## Material provided
╔══

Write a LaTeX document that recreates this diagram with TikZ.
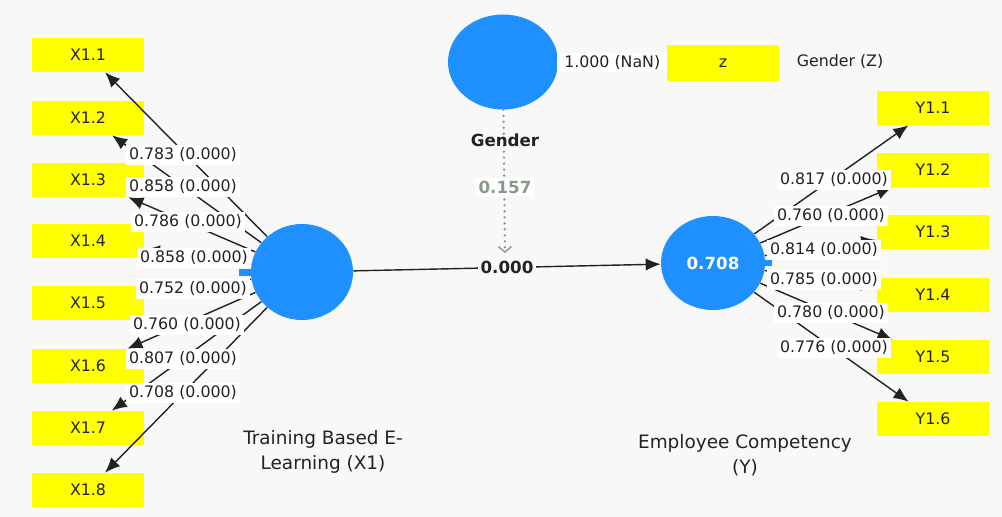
\documentclass[tikz,border=0pt]{standalone}
\usepackage{fontspec}
\setmainfont{DejaVu Sans}
\usepackage{tikz}
\usetikzlibrary{arrows.meta, calc, shapes.geometric}
\definecolor{plsblue}{HTML}{1E90FF}
\definecolor{plsyellow}{HTML}{FFFF00}
\definecolor{plsbg}{HTML}{F8F8F8}
\definecolor{plsgrey}{HTML}{8A9A8A}
\definecolor{plsink}{HTML}{222222}
\tikzset{
  construct/.style={ellipse, fill=plsblue, minimum width=2.04cm, minimum height=1.92cm,
                    inner sep=0pt, text=white, font=\bfseries\fontsize{9.5}{11}\selectfont},
  indicator/.style={rectangle, fill=plsyellow, minimum width=2.26cm, minimum height=0.68cm,
                    inner sep=0pt, text=plsink, font=\fontsize{9}{10}\selectfont},
  loading/.style={fill=white, inner sep=1.6pt, text=plsink, font=\fontsize{9}{10}\selectfont},
  arrow/.style={-{Latex[length=3mm,width=2.5mm]}, line width=0.8pt, draw=plsink},
  lvname/.style={align=center, text=plsink, font=\fontsize{10.5}{14}\selectfont}
}

\begin{document}
\begin{tikzpicture}[x=0.02cm, y=-0.02cm]
    \fill[plsbg] (0,0) rectangle (1002,517);
    \useasboundingbox (0,0) rectangle (1002,517);

    \node[construct] (X1) at (302,272) {};
    \node[construct, minimum width=2.08cm, minimum height=1.88cm] (Y) at (713,263) {0.708};
    \node[construct, minimum width=2.2cm, minimum height=1.9cm] (Z) at (503,62) {};
    \fill[plsblue] ($(X1.west)+(-12,-3)$) rectangle ++(14,7);
    \fill[plsblue] ($(Y.east)+(-2,-3)$) rectangle ++(9,6);

    \node[indicator] (x11) at (88,55) {X1.1};
    \node[indicator] (x12) at (88,118) {X1.2};
    \node[indicator] (x13) at (88,180) {X1.3};
    \node[indicator] (x14) at (88,241) {X1.4};
    \node[indicator] (x15) at (88,303) {X1.5};
    \node[indicator] (x16) at (88,366) {X1.6};
    \node[indicator] (x17) at (88,428) {X1.7};
    \node[indicator] (x18) at (88,490) {X1.8};

    \node[indicator] (y11) at (933,108) {Y1.1};
    \node[indicator] (y12) at (933,170) {Y1.2};
    \node[indicator] (y13) at (933,232) {Y1.3};
    \node[indicator] (y14) at (933,295) {Y1.4};
    \node[indicator] (y15) at (933,357) {Y1.5};
    \node[indicator] (y16) at (933,419) {Y1.6};

    \node[indicator, minimum height=0.74cm] (zi) at (723,63) {z};
    \node[text=plsink, font=\fontsize{9}{10}\selectfont] (zname) at (840,62) {Gender (Z)};

    \node[lvname] (x1name) at (323,452) {Training Based E-\\Learning (X1)};
    \node[lvname] (yname) at (745,455) {Employee Competency\\(Y)};

    \draw[arrow] (X1) -- (x11);
    \draw[arrow] (X1) -- (x12);
    \draw[arrow] (X1) -- (x13);
    \draw[arrow] (X1) -- (x14);
    \draw[arrow] (X1) -- (x15);
    \draw[arrow] (X1) -- (x16);
    \draw[arrow] (X1) -- (x17);
    \draw[arrow] (X1) -- (x18);
    \draw[arrow] (Y) -- (y11);
    \draw[arrow] (Y) -- (y12);
    \draw[arrow] (Y) -- (y13);
    \draw[arrow] (Y) -- (y14);
    \draw[arrow] (Y) -- (y15);
    \draw[arrow] (Y) -- (y16);
    \draw[line width=0.8pt, plsink] (Z) -- node[loading, minimum width=2.2cm]{1.000 (NaN)} (zi);

    \coordinate (zend) at (505,253);
    \draw[plsgrey, line width=1.5pt, line cap=round, dash pattern=on 0pt off 3.4pt,
          -{Straight Barb[length=1.1mm,width=2.6mm,line width=0.8pt]}] (Z) -- (zend);
    \node[text=plsink, font=\bfseries\fontsize{9.5}{11}\selectfont] (zlabel) at (505,140) {Gender};
    \node[loading, text=plsgrey, font=\bfseries\fontsize{9.5}{11}\selectfont] (zeff) at (505,187) {0.157};

    \draw[arrow] (X1) -- node[loading, fill=plsbg, font=\bfseries\fontsize{9.5}{11}\selectfont]{0.000} (Y);

    \node[loading] (lx11) at (183,155) {0.783 (0.000)};
    \node[loading] (lx12) at (183,187) {0.858 (0.000)};
    \node[loading] (lx13) at (188,222) {0.786 (0.000)};
    \node[loading] (lx14) at (194,258) {0.858 (0.000)};
    \node[loading] (lx15) at (193,289) {0.752 (0.000)};
    \node[loading] (lx16) at (187,325) {0.760 (0.000)};
    \node[loading] (lx17) at (183,359) {0.807 (0.000)};
    \node[loading] (lx18) at (183,393) {0.708 (0.000)};

    \node[loading] (ly11) at (834,180) {0.817 (0.000)};
    \node[loading] (ly12) at (831,216) {0.760 (0.000)};
    \node[loading] (ly13) at (824,250) {0.814 (0.000)};
    \node[loading] (ly14) at (824,280) {0.785 (0.000)};
    \node[loading] (ly15) at (831,313) {0.780 (0.000)};
    \node[loading] (ly16) at (834,348) {0.776 (0.000)};
\end{tikzpicture}
\end{document}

╚══

## Job
From the opening line of the listing above through the line bearing "(x18) at (88,490)", repeat each line exactly. Drop every picture.

## Solution to the problem
Write a LaTeX document that recreates this diagram with TikZ.
\documentclass[tikz,border=0pt]{standalone}
\usepackage{fontspec}
\setmainfont{DejaVu Sans}
\usepackage{tikz}
\usetikzlibrary{arrows.meta, calc, shapes.geometric}
\definecolor{plsblue}{HTML}{1E90FF}
\definecolor{plsyellow}{HTML}{FFFF00}
\definecolor{plsbg}{HTML}{F8F8F8}
\definecolor{plsgrey}{HTML}{8A9A8A}
\definecolor{plsink}{HTML}{222222}
\tikzset{
  construct/.style={ellipse, fill=plsblue, minimum width=2.04cm, minimum height=1.92cm,
                    inner sep=0pt, text=white, font=\bfseries\fontsize{9.5}{11}\selectfont},
  indicator/.style={rectangle, fill=plsyellow, minimum width=2.26cm, minimum height=0.68cm,
                    inner sep=0pt, text=plsink, font=\fontsize{9}{10}\selectfont},
  loading/.style={fill=white, inner sep=1.6pt, text=plsink, font=\fontsize{9}{10}\selectfont},
  arrow/.style={-{Latex[length=3mm,width=2.5mm]}, line width=0.8pt, draw=plsink},
  lvname/.style={align=center, text=plsink, font=\fontsize{10.5}{14}\selectfont}
}

\begin{document}
\begin{tikzpicture}[x=0.02cm, y=-0.02cm]
    \fill[plsbg] (0,0) rectangle (1002,517);
    \useasboundingbox (0,0) rectangle (1002,517);

    \node[construct] (X1) at (302,272) {};
    \node[construct, minimum width=2.08cm, minimum height=1.88cm] (Y) at (713,263) {0.708};
    \node[construct, minimum width=2.2cm, minimum height=1.9cm] (Z) at (503,62) {};
    \fill[plsblue] ($(X1.west)+(-12,-3)$) rectangle ++(14,7);
    \fill[plsblue] ($(Y.east)+(-2,-3)$) rectangle ++(9,6);

    \node[indicator] (x11) at (88,55) {X1.1};
    \node[indicator] (x12) at (88,118) {X1.2};
    \node[indicator] (x13) at (88,180) {X1.3};
    \node[indicator] (x14) at (88,241) {X1.4};
    \node[indicator] (x15) at (88,303) {X1.5};
    \node[indicator] (x16) at (88,366) {X1.6};
    \node[indicator] (x17) at (88,428) {X1.7};
    \node[indicator] (x18) at (88,490) {X1.8};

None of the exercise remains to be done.